In G 2/97 (ABl. 1999, 123) entschied die Große Beschwerdekammer, dass der Grundsatz von Treu und Glauben die Beschwerdekammern nicht dazu verpflichtet, einen Beschwerdeführer auch dann darauf aufmerksam zu machen, dass eine Beschwerdegebühr noch aussteht, wenn er die Beschwerde so frühzeitig eingereicht hat, dass er die Gebühr noch rechtzeitig entrichten könnte, und weder der Beschwerdeschrift noch irgendeinem anderen auf die Beschwerde bezüglichen Dokument zu entnehmen ist, dass er die Frist für die Entrichtung der Gebühr ohne eine solche Mitteilung versehentlich versäumen würde.
Vor Erlass von G 2/97 hatten die Kammern in verschiedenen Entscheidungen befunden, dass das EPA verpflichtet sei, die Beteiligten im Falle einer fehlenden oder unvollständigen Entrichtung von Gebühren zu warnen, so z. B. in T 14/89 (ABl. 1990, 432), J 13/90 (ABl. 1994, 456), J 15/90 vom 28. November 1994 date: 1994-11-28 und T 923/95. In Bezug auf T 14/89 erklärte die Große Beschwerdekammer, dass sich diese Entscheidung nur auf den dort gegebenen Sachverhalt bezog, sodass daraus kein allgemeingültiger Grundsatz abgeleitet werden konnte. Die Kammer in T 642/12 befand, dass der in T 923/95 gewählte Ansatz nicht mehr haltbar ist, weil er den Feststellungen von G 2/97 eindeutig widerspricht.

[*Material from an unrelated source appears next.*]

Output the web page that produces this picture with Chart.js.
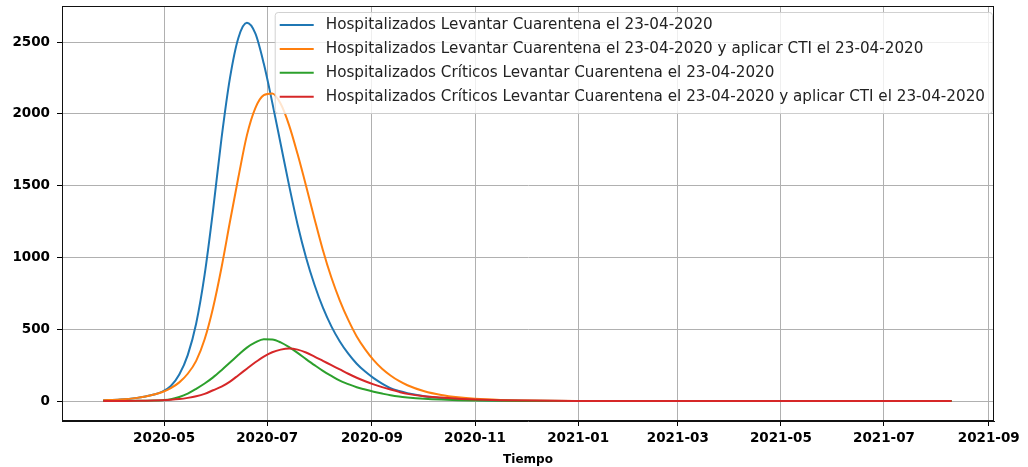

In T 296/96 waren vor Ablauf der Frist nach Art. 108 Satz 1 EPÜ 1973 nur 50 % der Beschwerdegebühr entrichtet worden. Da der Formalsachbearbeiter den Beschwerdeführer jedoch aufforderte, die restliche Beschwerdegebühr zu entrichten, und seine anschließende Zahlung kommentarlos akzeptierte, konnte der Beschwerdeführer in gutem Glauben annehmen, dass die Beschwerde als eingelegt galt (Art. 108 Satz 2 EPÜ 1973) und dass es folglich nicht erforderlich war, einen Wiedereinsetzungsantrag zu stellen. Der Beschwerdeführer, der durch die Vorgehensweise des Formalsachbearbeiters fehlgeleitet worden war, muss in Übereinstimmung mit dem Grundsatz des Vertrauensschutzes so behandelt werden, als habe er die Beschwerdegebühr rechtzeitig entrichtet.
In T 161/96 (ABl. 1999, 331) kam die Kammer zu dem Schluss, dass das EPA nicht verpflichtet gewesen sei, den Verfahrensbeteiligten darauf hinzuweisen, dass ein Rechtsverlust drohte, weil 40 % der Einspruchsgebühr noch ausstanden.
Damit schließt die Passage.